Il presenzialismo invadente, rumoroso ed eccessivo dei social e la tendenza generale sempre più dilagante per cui ogni abbozzo di riflessione, ogni aspetto della propria vita intima e privata, viene condiviso, ostentato e reso pubblico in tempo reale, senza alcun filtro, mediazione o rielaborazione, mi hanno portato a riconsiderare e apprezzare il valore del silenzio, a coltivare un ritrovato senso della sobrietà, della riservatezza, della lentezza e – non ultimo – anche del pudore.

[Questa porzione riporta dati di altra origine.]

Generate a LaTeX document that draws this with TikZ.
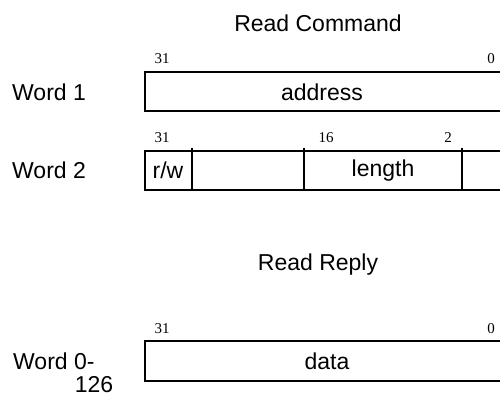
\documentclass[tikz,border=0pt]{standalone}
\usepackage{fontspec}
\setmainfont{Liberation Sans}
\newfontfamily\numfont{Liberation Serif}
\begin{document}
\begin{tikzpicture}[x=1pt,y=-1pt,
  lbl/.style={inner sep=0pt,font=\fontsize{23}{23}\selectfont},
  bit/.style={inner sep=0pt,anchor=base,font=\numfont\fontsize{15}{15}\selectfont},
  frame/.style={line width=1.3pt}]
\useasboundingbox (0,0) rectangle (500,398);
\node[lbl] (t1) at (318,23) {Read Command};
\node[lbl,anchor=west] (w1) at (12,92) {Word 1};
\draw[frame] (500,72) -- (145,72) -- (145,111) -- (500,111);
\node[lbl] (addr) at (322,92) {address};
\node[bit] (b1a) at (162,64) {31};
\node[bit] (b1b) at (491,64) {0};
\node[lbl,anchor=west] (w2) at (12,170) {Word 2};
\draw[frame] (500,151) -- (145,151) -- (145,190) -- (500,190);
\draw[frame] (192,148) -- (192,190);
\draw[frame] (304,148) -- (304,190);
\draw[frame] (462,148) -- (462,190);
\node[lbl] (rw) at (168,170) {r/w};
\node[lbl] (len) at (383,171) {length};
\node[bit] (b2a) at (162,143) {31};
\node[bit] (b2b) at (326,143) {16};
\node[bit] (b2c) at (448,143) {2};
\node[lbl] (t2) at (318,265) {Read Reply};
\draw[frame] (500,341) -- (145,341) -- (145,381) -- (500,381);
\node[lbl] (data) at (327,361) {data};
\node[bit] (b3a) at (162,333) {31};
\node[bit] (b3b) at (491,333) {0};
\node[lbl,anchor=west] (w0) at (13,361) {Word 0-};
\node[lbl] (w0b) at (94,385) {126};
\end{tikzpicture}
\end{document}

Un secondo elemento, strettamente collegato al primo, che condiziona questa mia ricerca di sintesi e di essenzialità, è quello che, per usare una felice definizione coniata dal critico e storico dell’arte Gillo Dorfles, potremmo chiamare “horror pleni”: uno stato d’animo, un sentimento, una condizione che spinge ad aborrire il “troppo pieno”, la confusione, il rumore di fondo, il chiacchiericcio inutile, l’incontinenza comunicativa tipica di questi tempi e a privilegiare il vuoto, l’ordine, la pausa, l’assenza, il procedere per sottrazione anziché per accumulo.
Viviamo in una società in cui l’eccesso di informazione genera sempre più rumore e distrazione e si tende a privilegiare il contesto rispetto al testo. Siamo distratti da troppe informazioni non necessarie, assordati dal brusio di fondo che rende ogni cosa omogenea e interscambiabile, per cui sembra che tutte le opinioni si equivalgano. Di fronte a questo scenario che conduce alla perdita totale di significato e all’azzeramento del senso, avverto la necessità forte di tornare a discernere e selezionare, separare l’essenziale dal superfluo, rielaborare e raffinare le mie idee in relazione alla realtà.

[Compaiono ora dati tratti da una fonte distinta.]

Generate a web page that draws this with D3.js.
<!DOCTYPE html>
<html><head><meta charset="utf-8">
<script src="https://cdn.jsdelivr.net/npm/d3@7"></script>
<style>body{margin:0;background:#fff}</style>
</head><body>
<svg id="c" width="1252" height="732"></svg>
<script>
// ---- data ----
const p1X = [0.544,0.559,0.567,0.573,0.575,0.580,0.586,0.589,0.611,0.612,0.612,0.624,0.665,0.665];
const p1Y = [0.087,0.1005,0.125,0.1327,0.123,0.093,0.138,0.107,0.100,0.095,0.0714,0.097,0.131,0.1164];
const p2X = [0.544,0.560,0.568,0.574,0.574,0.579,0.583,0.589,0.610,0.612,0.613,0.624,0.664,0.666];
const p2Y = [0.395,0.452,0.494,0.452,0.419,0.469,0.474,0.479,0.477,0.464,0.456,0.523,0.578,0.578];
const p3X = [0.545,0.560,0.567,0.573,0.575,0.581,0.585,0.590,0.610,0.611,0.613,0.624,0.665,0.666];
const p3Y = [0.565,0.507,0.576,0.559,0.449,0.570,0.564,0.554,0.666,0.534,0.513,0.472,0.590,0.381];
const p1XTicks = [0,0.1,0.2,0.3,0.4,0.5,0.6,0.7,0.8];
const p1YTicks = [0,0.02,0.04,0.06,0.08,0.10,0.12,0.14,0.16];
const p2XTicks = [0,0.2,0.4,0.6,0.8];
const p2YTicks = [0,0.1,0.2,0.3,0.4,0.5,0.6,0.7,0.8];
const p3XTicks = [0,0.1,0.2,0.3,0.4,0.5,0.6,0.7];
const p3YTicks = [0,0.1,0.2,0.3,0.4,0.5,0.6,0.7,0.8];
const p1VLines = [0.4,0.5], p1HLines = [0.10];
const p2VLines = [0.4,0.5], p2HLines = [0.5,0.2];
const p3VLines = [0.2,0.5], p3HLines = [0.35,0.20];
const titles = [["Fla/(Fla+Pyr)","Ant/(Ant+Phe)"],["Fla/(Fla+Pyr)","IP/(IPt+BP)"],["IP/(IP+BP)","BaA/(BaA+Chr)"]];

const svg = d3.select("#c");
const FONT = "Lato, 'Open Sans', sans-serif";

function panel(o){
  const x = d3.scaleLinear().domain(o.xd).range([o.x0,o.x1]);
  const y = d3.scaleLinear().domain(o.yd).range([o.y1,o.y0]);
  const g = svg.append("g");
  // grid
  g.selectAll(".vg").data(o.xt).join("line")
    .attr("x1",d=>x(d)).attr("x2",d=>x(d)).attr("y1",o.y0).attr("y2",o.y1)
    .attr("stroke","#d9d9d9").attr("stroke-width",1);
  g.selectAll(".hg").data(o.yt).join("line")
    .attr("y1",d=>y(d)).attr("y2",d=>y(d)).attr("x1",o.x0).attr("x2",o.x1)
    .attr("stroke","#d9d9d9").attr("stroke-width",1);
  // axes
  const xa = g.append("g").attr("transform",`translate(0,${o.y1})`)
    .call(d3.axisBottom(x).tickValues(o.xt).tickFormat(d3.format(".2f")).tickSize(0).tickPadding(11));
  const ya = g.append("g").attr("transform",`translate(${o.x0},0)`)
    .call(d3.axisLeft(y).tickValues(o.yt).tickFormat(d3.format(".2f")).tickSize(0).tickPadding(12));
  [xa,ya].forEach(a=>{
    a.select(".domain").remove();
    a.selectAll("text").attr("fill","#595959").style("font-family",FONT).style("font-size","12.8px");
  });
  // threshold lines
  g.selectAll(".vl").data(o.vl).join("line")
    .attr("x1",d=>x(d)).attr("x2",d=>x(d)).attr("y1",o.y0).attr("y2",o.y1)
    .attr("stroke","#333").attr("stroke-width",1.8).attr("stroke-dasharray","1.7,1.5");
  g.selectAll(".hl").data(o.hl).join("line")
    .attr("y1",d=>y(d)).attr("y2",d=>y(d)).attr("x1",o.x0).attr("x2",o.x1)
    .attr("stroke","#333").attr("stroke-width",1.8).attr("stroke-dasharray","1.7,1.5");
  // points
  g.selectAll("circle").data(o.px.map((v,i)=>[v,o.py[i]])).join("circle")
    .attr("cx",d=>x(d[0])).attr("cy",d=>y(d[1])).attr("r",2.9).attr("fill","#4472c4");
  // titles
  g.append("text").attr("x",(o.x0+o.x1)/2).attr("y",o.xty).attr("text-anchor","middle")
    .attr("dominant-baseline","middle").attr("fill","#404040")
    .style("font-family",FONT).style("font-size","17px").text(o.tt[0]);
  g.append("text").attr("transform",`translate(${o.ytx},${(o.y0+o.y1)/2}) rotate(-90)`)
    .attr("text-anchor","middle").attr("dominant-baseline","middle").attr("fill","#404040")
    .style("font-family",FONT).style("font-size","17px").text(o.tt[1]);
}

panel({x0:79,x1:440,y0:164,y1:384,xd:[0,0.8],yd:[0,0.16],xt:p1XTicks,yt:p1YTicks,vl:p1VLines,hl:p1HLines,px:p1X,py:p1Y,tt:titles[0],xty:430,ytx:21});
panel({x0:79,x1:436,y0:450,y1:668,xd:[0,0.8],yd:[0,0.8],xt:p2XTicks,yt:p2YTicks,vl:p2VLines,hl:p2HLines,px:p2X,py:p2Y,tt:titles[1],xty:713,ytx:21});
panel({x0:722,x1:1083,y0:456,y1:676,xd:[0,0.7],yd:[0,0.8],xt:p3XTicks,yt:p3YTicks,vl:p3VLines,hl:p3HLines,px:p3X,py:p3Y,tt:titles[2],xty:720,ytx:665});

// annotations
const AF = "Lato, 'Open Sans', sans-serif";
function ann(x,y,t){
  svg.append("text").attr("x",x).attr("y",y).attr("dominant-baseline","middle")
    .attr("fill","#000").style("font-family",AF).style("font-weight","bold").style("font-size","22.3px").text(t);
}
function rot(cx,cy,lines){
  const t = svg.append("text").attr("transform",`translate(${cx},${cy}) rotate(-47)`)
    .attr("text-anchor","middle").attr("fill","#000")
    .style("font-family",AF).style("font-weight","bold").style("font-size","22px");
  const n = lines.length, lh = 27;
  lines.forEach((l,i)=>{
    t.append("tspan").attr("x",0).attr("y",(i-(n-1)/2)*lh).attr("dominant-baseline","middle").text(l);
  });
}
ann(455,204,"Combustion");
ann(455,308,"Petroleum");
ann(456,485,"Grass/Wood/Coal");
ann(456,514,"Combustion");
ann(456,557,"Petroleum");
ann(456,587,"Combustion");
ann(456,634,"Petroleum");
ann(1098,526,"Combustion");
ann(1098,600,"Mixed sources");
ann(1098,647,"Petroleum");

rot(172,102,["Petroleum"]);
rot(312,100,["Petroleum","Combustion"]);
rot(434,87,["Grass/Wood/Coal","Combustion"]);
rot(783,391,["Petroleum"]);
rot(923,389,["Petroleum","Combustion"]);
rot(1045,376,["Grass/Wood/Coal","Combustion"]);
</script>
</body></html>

Alla fine, mosso da un ritrovato entusiasmo e dalla passione per la nuova sfida, mi sono deciso a tornare a scrivere per fare chiarezza, prima di tutto dentro di me. Scrivere per analizzare, sintetizzare, cogliere l’essenziale, fissare quello che sfugge, fermare quello che fugge.
A un certo punto della vita si sente il bisogno di scrutare dentro se stessi senza più finzioni e ipocrisie per eliminare tutto ciò che di superfluo si è andato accumulando e stratificando nel corso della vita e mirare all’essenziale per ritrovare il senso che era andato smarrito.
Per fare questo occorre fermarsi, fare il vuoto dentro di sé, guardarsi indietro ad osservare le proprie radici, vedere chi eravamo, da dove veniamo, cosa siamo diventati e recidere ciò che di secco, di inutile si è nel tempo stratificato in noi.
Lo strumento che forse meglio di qualunque altro – almeno per me – permette di realizzare questo lavoro è la scrittura, intesa come esercizio di osservazione, autoanalisi e riflessione. Il processo della scrittura costringe ad articolare in modo strutturato il proprio pensiero, a farlo sedimentare lentamente per poi fissarne l’essenza. La scrittura (per come la intendo io e gli scrittori che più ammiro: Borges e Sciascia sopra tutti), deve mirare per sua natura alla sintesi, all’essenziale.
La scrittura è lavoro di scavo, rimozione del superfluo, “si fa per forza di levare” (come affermava Michelangelo della scultura), facendo gradualmente emergere le forme come dall’acqua di una “conca” che lentamente si svuoti, per dirla con il Vasari.
Il fatto di usare per questo lavoro di scavo, di limatura, di riduzione all’essenziale, un mezzo (il blog) e un luogo (il web) che rappresentano l’emblema stesso della crescita ipertrofica ed esponenziale delle informazioni, il simbolo della dispersione e dell’accumulo caotico e destrutturato, dell’assenza di un nucleo e di una volontà centrale, costituisce un ulteriore aspetto di sfida ricco di fascino.
Usare uno strumento attuale, moderno e tecnologico qual è il web per fare delle considerazioni inattuali, senza tempo, slegate dalla contingenza e dalla condanna di essere costantemente al passo coi tempi, e piegarlo alle esigenze eterne ed immutabili dell’uomo.